I didn't listen to the song, so I could easily be offbase.
We ate ours with baked beans made with bacon, and my mother’s famous macaroni salad, a dish I will eventually cover for the site, but have not yet, because I’ve never been allowed to make it. Something about me always screwing up the barbecue or some such.
The ribs were a little firmer than I’d like, but due to the betrayals of the smoker, who knows if that’s because it was over or under-cooked. (It’s under. You can tell by the low temp at the 4 hour mark.) But even then, they weren’t terrible.
Would it be inappropriate to make a "bone" joke? Like, boning? I don't know.
Now if you’ll excuse me, I have to hammer this out so I can watch the last hour of the Music Man with my brother. We started it as a joke last night, and then realized it was WAY too late to watch the whole thing, and now we gotta finish what we started, or we’re no better than beasts. Seventy Six Trombones led the big parade…
If you’d like to help Jon afford better thermostats for his smoker, support the site on Patreon to prevent him from getting trichinosis. HOLY SHIT I GOT THAT RIGHT ON THE FIRST TRY! Damn I’m good. So good, I deserve moneeeeeeeeyyyyyyy. Or don’t. That’s fine too. You can always just like our Facebook posts, or share them, or invite your friends to like our Facebook page. That helps too. I misspelled Facebook as “Gacebook” for a second, and now am thinking about Social Media sites for Clown-Based Murderers.
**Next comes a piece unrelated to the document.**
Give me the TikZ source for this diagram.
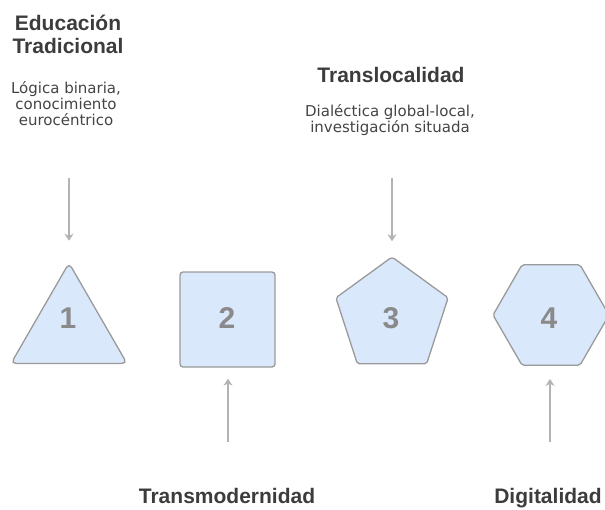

This is fine.
THURSDAY: JON DISCUSSES REGIONAL BARBECUE, UNLESS HE LEARNS THAT HE DID TALK ABOUT IT, HE JUST COULDN’T SEE IT BECAUSE HE’S DUMB.
MONDAY: I WAS DEBATING WHETHER OR NOT TO USE MY OTHER ASIAN-FUSION RECIPE, OR THE LATEST THING I COOKED…UNTIL I REALIZED IT’S ALSO ASIAN-FUSION. I HAVE BEEN ON A WEIRD CULINARY KICK, IT SEEMS. VIETNAMESE CHICKEN SALAD IS WHAT’S HAPPENING, I GUESS.
Pork Spareribs with Gochujang Barbecue Sauce
2 racks spareribs (about 4 lbs)
Salt and pepper
2/3 cup apple cider vinegar (recommend ½)
½ cup dark brown sugar (packed)
6 tbsp Gochujang
¼ cup adobo sauce (just crack open a can of chipotles)
1. Preheat your oven to 350, and whisk together ingredients for sauce.
2. Rub ribs with salt and pepper, and wrap in aluminum foil. Place on a rimmed baking sheet, and bake for 2.5-3 hours.
3. Remove the ribs from the oven, let cool, and preheat your grill to medium-high heat. Grill the ribs, and begin coating with sauce once they start to brown, repeating for 8-10 minutes, until coated and caramelized.
Babyback Ribs with Raichlen Rub and Cider Rum Barbecue Sauce
2 racks of babyback ribs (roughly 4-5 lbs total), membrane removed
1 cup apple cider, in spray bottle
2 Tbsps coarse salt (kosher or sea)
2 Tbsps dark brown sugar
2 Tbsps paprika (I used Smoked, because it’s all I had)
1 tbsp freshly ground black pepper
2 tsps dry mustard
1 tsp onion powder
½ tsp celery seed
(Curry) Cider Rum Barbecue Sauce
1 cup apple cider
1 tsp lemon zest
3 tbsp fresh lemon juice
1.5 cups Ketchup and ½ cup curry ketchup, or 2 cups Ketchup
½ cup packed dark brown sugar
½ cup dark rum
2 tbsps molasses
1 tbsp Worcestershire sauce
2 tsp Dijon mustard
1 tsp liquid smoke
1 tsp onion powder
½ tsp freshly ground black pepper
¼ tsp ground cinnamon
1. Prepare the rub by mixing all the components together. Preheat your grill to 225 degrees, or 325, depending on how you want to cook them.
2. Rub the ribs with the rub (though, irritatingly, not ALL of the rub. You’ve made ½ cup of rub, and you should use 3/8 of a cup…I used all of it, and the ribs got a little too salty for my mother), and place into the preheated grill.
3. While the ribs cook, prepare the Cider Rum Barbecue sauce. In a medium saucepan, boil the apple cider, lemon zest, and lemon juice for 5-6 minutes, or until reduced by roughly half. Once reduced, add the remaining ingredients, stir to combine, reduce the heat to medium and simmer for 10-15 minutes.
4. Cook the ribs for 45 minutes if using the 325 degree heat, and 2 hours if using 225. At that point, you’ll want to mist the ribs with some of the apple cider, and you’ll mist it another time or two over the rest of the cooking time, which is another 45 minutes at 325, and 2-3 hours if at 225.
5. Turn the heat to high, and brush the ribs with the sauce on both top and bottom, and grill another 3-5 minutes, until the sauce is browned and bubbling.
6. Remove the ribs to a cutting board, let rest for 5-10 minutes, cut, and serve.